Once you have a "clean" set of timing numbers, include them in your writeup. Try to come up with a formula for each set of results (memoized and not memoized), such that f(n) = time. Then state what the Big-O time of each appears to be.

• It helps a lot of you make graphs of your results. You can include these in your writeup, if you like.
• If you have tools to help you figure out suitable formulae, feel free to use them, and tell us what you did.
• Don't obsess about this. If you can't figure anything out, at least make a reasonable guess.

There are interesting (and sometimes surprising) things to discover about the Collatz sequences. Mention anything that seems unusual or unexpected to you.

You are supposed to write one or two methods of your own to check out things about Collatz sequences. Briefly describe what those methods are, and what the results are.

Before you begin, estimate how long this project will take you. When you are done, tell about how long it actually took.

Keep your writeup short--about one page, maybe two or three if you include graphs.

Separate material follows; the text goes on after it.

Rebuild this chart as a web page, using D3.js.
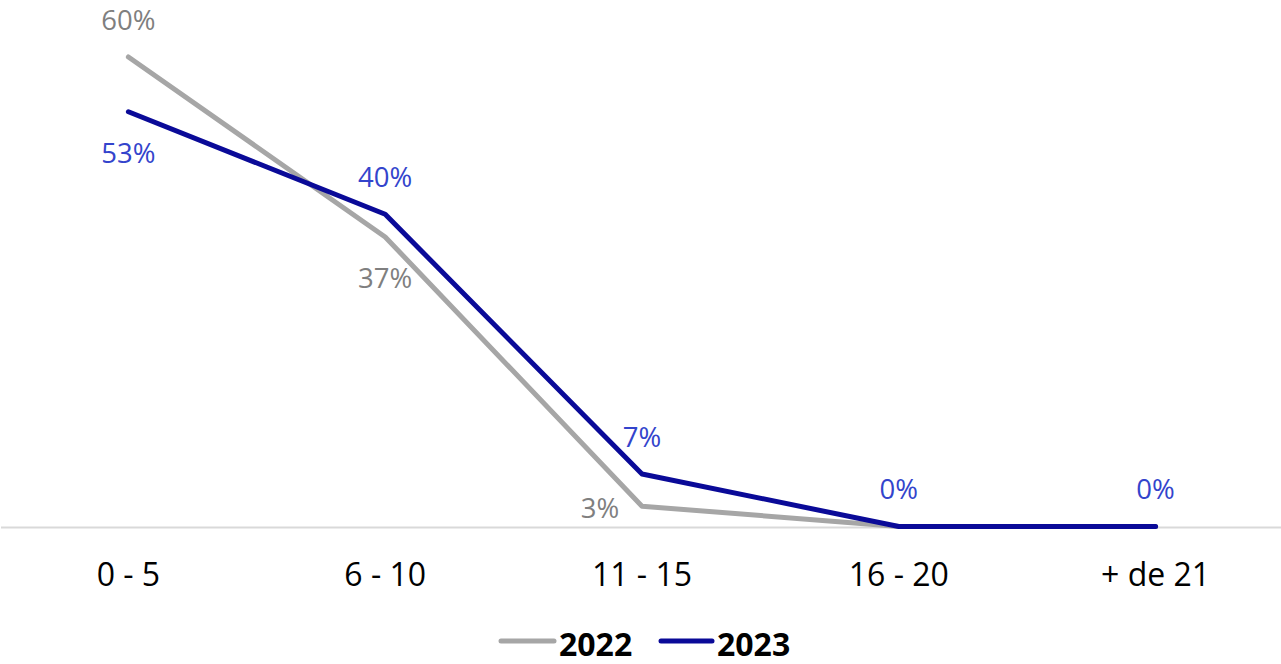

Just like last semester, we will do unit testing of your methods, so be sure you get the signatures right. Also like last semester, you are expected to JUnit test your own methods (all but `main` and `doTimings`, which do I/O). If you do a good job with your unit tests, you won't lose points by failing ours.
Zip and turn in your entire project, which should include a `readme.txt` file (or `readme.doc`, `readme.pdf`, `readme.rtf`, or `readme.html`). The readme file will count for 20% of your grade on this project.